I've been listening to Patty Larkin for 30 years and change and for nearly that long to Barrence Whitfield. In person first - Stone Church, Middle East - and later on CD. I don't think I've ever heard Susan Tedeschi in person, which baffles me, but I've loved her voice since I heard her cover of "Don't Think Twice (It's All Right)" years ago. They're all pretty amazing singers, they all have Mass. connections and/or addresses, and they all have fine new albums.
Let's start up-tempo. Barrence Whitfield and the Savages' Dig Thy Savage Soul came out a few weeks ago and has been in heavy rotation here ever since. They were a big band around here in the 1980s - and more popular in Europe, I think - but split up circa 1990. Lately, North Shore resident Whitfield has been working in a Beverly Salem record store and playing occasional solo gigs, as well as turning up to take lead vocals on the encores whenever his friends in Los Lobos come to town. Now he's back together with original Savages guitarist and songwriter Peter Greenberg on a screamer of an album. Greenberg was in the Lyres and brings their gonzo garage-rock style here, redolent of both classic '60s Nuggets and punk, with the occasional taste of 50s greaser traditionalism a la Eddie Cochran. Riffs! Lyrics! Hammering beats! Barrence! Standouts here are the full-tilt "Hangman's Token" and the bring-the-hammer-down-at-a-measured-pace "I'm Sad About It." There's also a song about "Oscar Levant." Seriously. The puzzler is "Daddy's Gone To Bed," which is just like all the others except they must have cut it on a day when Barrence had ripped up his voice, because he sounds exactly like present-day Bob Dylan. You know, gargling broken glass. WTF.
I'm still digesting Made Up Mind by the Tedschi Trucks Band, which is led by Tedeshi (a member of the supermarket family) and her husband, the brilliant slide guitarist and sometime Allman Brother Derek Trucks. Their partnership seems genuine and a joy to watch, and dang if the world doesn't need a new Delaney & Bonnie, right? Tedeschi's voice splits the difference between Bonnie Raitt and Bonnie Bramlett, but it has an instant emotional transparency, so that she could sing the phone book and fill it with exquisite emotion, like Raitt or Chrissie Hynde. She makes you feel. There's a lot of good stuff here, from the Raitt-esque romp of the title track to expansive "Do I Look Worried" and "It's So Heavy," all of which offer Trucks a chance to shine. But the killers here come among the last few songs. "Sweet and Low" finds Tedeschi slaying us with her betrayed-woman's lament as Trucks emotes through his guitar. Great pauses. And the one that tells you they're here to stay is the closer, "Calling Out To You," with just Trucks on an acoustic steel guitar and Tedeschi doing what she does best at the mic. Devastating.
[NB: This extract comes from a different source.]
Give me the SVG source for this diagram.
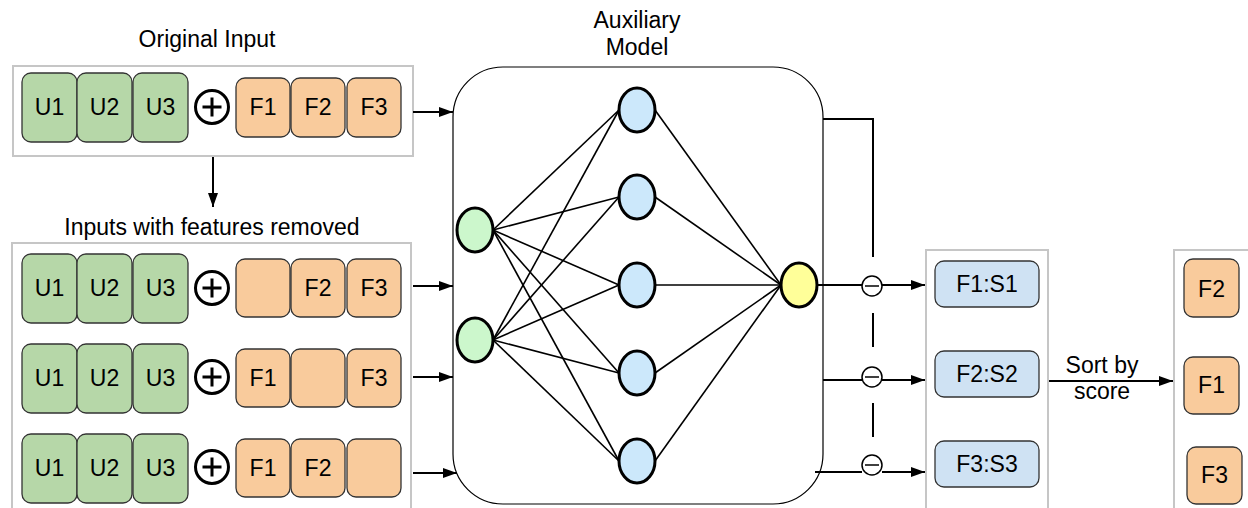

Last but not least is Wellfleet resident Larkin, whose Still Green comes out in a couple of weeks, reflecting some difficult times in her life, including the loss of both her parents and her sister's stroke. This is a little more subdued album for Larkin, who can be an exuberant guitar slinger when she's in the mood. But as usual there's fine songwriting and intimate, complexly emotional singing here, notably on "Best of Intentions," with its meditative piano and guitar strum, and the full-hearted melody of "Nothing Else Really Matters." What I liked best is the highly modern, buzzing sound of the spooky "Down Through the Wood," with its brush snare and snapped-off guitar figures, and the up-tempo "Mando Dream." They have little enigmatic fills and loops and layers that move them into Aimee Mann or late-Suzanne Vega turf. I talked to Larkin a few weeks ago for an upcoming story (both of us remembering a wild houseparty gig she played in NH back in 19coughcough), and you'll see that in print before the album hits the streets in a couple of weeks.